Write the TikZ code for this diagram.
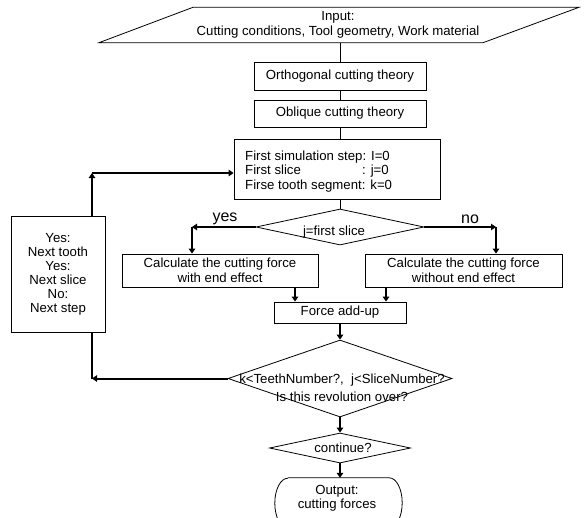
\documentclass[tikz,border=0pt]{standalone}
\usepackage{fontspec}
\setmainfont{Liberation Sans}
\usetikzlibrary{shapes.geometric,arrows.meta}
\newcommand{\myfs}{\fontsize{13.2}{15}\selectfont}
\begin{document}
\begin{tikzpicture}[x=1pt,y=-1pt,
  box/.style={draw, line width=0.8pt, rectangle, inner sep=0pt, font=\myfs, align=center},
  dia/.style={draw, line width=0.8pt, diamond, inner sep=0pt},
  conn/.style={line width=0.8pt},
  arr/.style={line width=2pt, -{Triangle[length=5pt,width=6.5pt]}},
  heavy/.style={line width=2pt},
  lbl/.style={font=\myfs, align=center, inner sep=0pt},
  big/.style={font=\fontsize{16}{18}\selectfont, inner sep=0pt}]
\useasboundingbox (0,0) rectangle (586,517);
\fill[white] (0,0) rectangle (586,517);

% input parallelogram
\draw[conn] (193,7.3) -- (579,7.3) -- (483,42.7) -- (99,42.7) -- cycle;
\node[lbl, minimum height=35.4] (in) at (338,25) {Input:\\Cutting conditions, Tool geometry, Work material};

\node[box, minimum width=172, minimum height=28] (ortho) at (340,76) {Orthogonal cutting theory};
\node[box, minimum width=172, minimum height=27] (obl) at (340,113.5) {Oblique cutting theory};
\node[box, minimum width=206, minimum height=60] (sim) at (337,169) {};
\node[lbl, anchor=west, align=left, font=\fontsize{13.2}{14.5}\selectfont] (simt) at (245,171.5)
  {First simulation step: I=0\\ \makebox[117pt][l]{First slice}: j=0\\ Firse tooth segment: k=0};

\node[dia, minimum width=168, minimum height=36] (d1) at (340,227) {};
\node[lbl] (d1t) at (334,232) {j=first slice};
\node[big] (yes) at (225,219) {yes};
\node[big] (no) at (470,219) {no};

\node[box, minimum width=196, minimum height=33] (calcL) at (220,270.5) {Calculate the cutting force\\with end effect};
\node[box, minimum width=197, minimum height=33] (calcR) at (463.5,270.5) {Calculate the cutting force\\without end effect};
\node[box, minimum width=132, minimum height=21] (add) at (340,312.5) {Force add-up};

\node[dia, minimum width=224, minimum height=77] (d2) at (340,378.5) {};
\node[lbl, font=\fontsize{13.2}{18}\selectfont] (d2t) at (342,388) {k<TeethNumber?,\ \ j<SliceNumber?\\Is this revolution over?};

\node[dia, minimum width=141, minimum height=30] (d3) at (340,448) {};
\node[lbl] (d3t) at (343,448) {continue?};

% output: terminal with elliptic ends
\node[inner sep=0pt, minimum width=127, minimum height=50] (out) at (338.5,503) {};
\node[lbl, font=\fontsize{13.2}{14}\selectfont] (outt) at (337,498) {Output:\\cutting forces};
\draw[conn] ([xshift=13pt]out.north west) -- ([xshift=-13pt]out.north east)
  arc[start angle=90, end angle=-90, x radius=13pt, y radius=25pt]
  -- ([xshift=13pt]out.south west)
  arc[start angle=-90, end angle=-270, x radius=13pt, y radius=25pt];

\node[box, minimum width=94, minimum height=116, font=\fontsize{13.2}{14}\selectfont] (yesbox) at (58,274)
  {Yes:\\Next tooth\\Yes:\\Next slice\\No:\\Next step};

% connectors
\draw[conn] (ortho.north |- in.south) -- (ortho.north);
\draw[conn] (ortho) -- (obl);
\draw[conn] (obl) -- (obl |- sim.north);
\draw[conn] (d1.north |- sim.south) -- (d1.north);

\coordinate (yc) at (192,227);
\draw[arr] (d1.west) -- (yc);
\draw[arr] (yc) -- (yc |- calcL.north);
\coordinate (nc) at (496,227);
\draw[arr] (d1.east) -- (nc);
\draw[arr] (nc) -- (nc |- calcR.north);

\coordinate (la) at (295,0);
\coordinate (ra) at (386,0);
\draw[arr] (calcL.south -| la) -- (add.north -| la);
\draw[arr] (calcR.south -| ra) -- (add.north -| ra);
\draw[arr] (add) -- (d2);

\coordinate (lc) at (92,378.5);
\draw[arr] (d2.west) -- (lc);
\draw[heavy] (lc) -- (lc |- yesbox.south);
\coordinate (uc) at (92,173);
\draw[arr] (lc |- yesbox.north) -- (uc);
\draw[arr] (uc) -- (uc -| sim.west);

\draw[arr] (d2) -- (d3);
\draw[arr] (d3.south) -- (d3.south |- out.north);
\end{tikzpicture}
\end{document}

§ What the exercise asks
Keep the pictures out of the copy and write out the data exactly as it stands.

§ Finished exercise
Write the TikZ code for this diagram.
\documentclass[tikz,border=0pt]{standalone}
\usepackage{fontspec}
\setmainfont{Liberation Sans}
\usetikzlibrary{shapes.geometric,arrows.meta}
\newcommand{\myfs}{\fontsize{13.2}{15}\selectfont}
\begin{document}
\begin{tikzpicture}[x=1pt,y=-1pt,
  box/.style={draw, line width=0.8pt, rectangle, inner sep=0pt, font=\myfs, align=center},
  dia/.style={draw, line width=0.8pt, diamond, inner sep=0pt},
  conn/.style={line width=0.8pt},
  arr/.style={line width=2pt, -{Triangle[length=5pt,width=6.5pt]}},
  heavy/.style={line width=2pt},
  lbl/.style={font=\myfs, align=center, inner sep=0pt},
  big/.style={font=\fontsize{16}{18}\selectfont, inner sep=0pt}]
\useasboundingbox (0,0) rectangle (586,517);
\fill[white] (0,0) rectangle (586,517);

% input parallelogram
\draw[conn] (193,7.3) -- (579,7.3) -- (483,42.7) -- (99,42.7) -- cycle;
\node[lbl, minimum height=35.4] (in) at (338,25) {Input:\\Cutting conditions, Tool geometry, Work material};

\node[box, minimum width=172, minimum height=28] (ortho) at (340,76) {Orthogonal cutting theory};
\node[box, minimum width=172, minimum height=27] (obl) at (340,113.5) {Oblique cutting theory};
\node[box, minimum width=206, minimum height=60] (sim) at (337,169) {};
\node[lbl, anchor=west, align=left, font=\fontsize{13.2}{14.5}\selectfont] (simt) at (245,171.5)
  {First simulation step: I=0\\ \makebox[117pt][l]{First slice}: j=0\\ Firse tooth segment: k=0};

\node[dia, minimum width=168, minimum height=36] (d1) at (340,227) {};
\node[lbl] (d1t) at (334,232) {j=first slice};
\node[big] (yes) at (225,219) {yes};
\node[big] (no) at (470,219) {no};

\node[box, minimum width=196, minimum height=33] (calcL) at (220,270.5) {Calculate the cutting force\\with end effect};
\node[box, minimum width=197, minimum height=33] (calcR) at (463.5,270.5) {Calculate the cutting force\\without end effect};
\node[box, minimum width=132, minimum height=21] (add) at (340,312.5) {Force add-up};

\node[dia, minimum width=224, minimum height=77] (d2) at (340,378.5) {};
\node[lbl, font=\fontsize{13.2}{18}\selectfont] (d2t) at (342,388) {k<TeethNumber?,\ \ j<SliceNumber?\\Is this revolution over?};

\node[dia, minimum width=141, minimum height=30] (d3) at (340,448) {};
\node[lbl] (d3t) at (343,448) {continue?};

% output: terminal with elliptic ends
\node[inner sep=0pt, minimum width=127, minimum height=50] (out) at (338.5,503) {};
\node[lbl, font=\fontsize{13.2}{14}\selectfont] (outt) at (337,498) {Output:\\cutting forces};
\draw[conn] ([xshift=13pt]out.north west) -- ([xshift=-13pt]out.north east)
  arc[start angle=90, end angle=-90, x radius=13pt, y radius=25pt]
  -- ([xshift=13pt]out.south west)
  arc[start angle=-90, end angle=-270, x radius=13pt, y radius=25pt];

\node[box, minimum width=94, minimum height=116, font=\fontsize{13.2}{14}\selectfont] (yesbox) at (58,274)
  {Yes:\\Next tooth\\Yes:\\Next slice\\No:\\Next step};

% connectors
\draw[conn] (ortho.north |- in.south) -- (ortho.north);
\draw[conn] (ortho) -- (obl);
\draw[conn] (obl) -- (obl |- sim.north);
\draw[conn] (d1.north |- sim.south) -- (d1.north);

\coordinate (yc) at (192,227);
\draw[arr] (d1.west) -- (yc);
\draw[arr] (yc) -- (yc |- calcL.north);
\coordinate (nc) at (496,227);
\draw[arr] (d1.east) -- (nc);
\draw[arr] (nc) -- (nc |- calcR.north);

\coordinate (la) at (295,0);
\coordinate (ra) at (386,0);
\draw[arr] (calcL.south -| la) -- (add.north -| la);
\draw[arr] (calcR.south -| ra) -- (add.north -| ra);
\draw[arr] (add) -- (d2);

\coordinate (lc) at (92,378.5);
\draw[arr] (d2.west) -- (lc);
\draw[heavy] (lc) -- (lc |- yesbox.south);
\coordinate (uc) at (92,173);
\draw[arr] (lc |- yesbox.north) -- (uc);
\draw[arr] (uc) -- (uc -| sim.west);

\draw[arr] (d2) -- (d3);
\draw[arr] (d3.south) -- (d3.south |- out.north);
\end{tikzpicture}
\end{document}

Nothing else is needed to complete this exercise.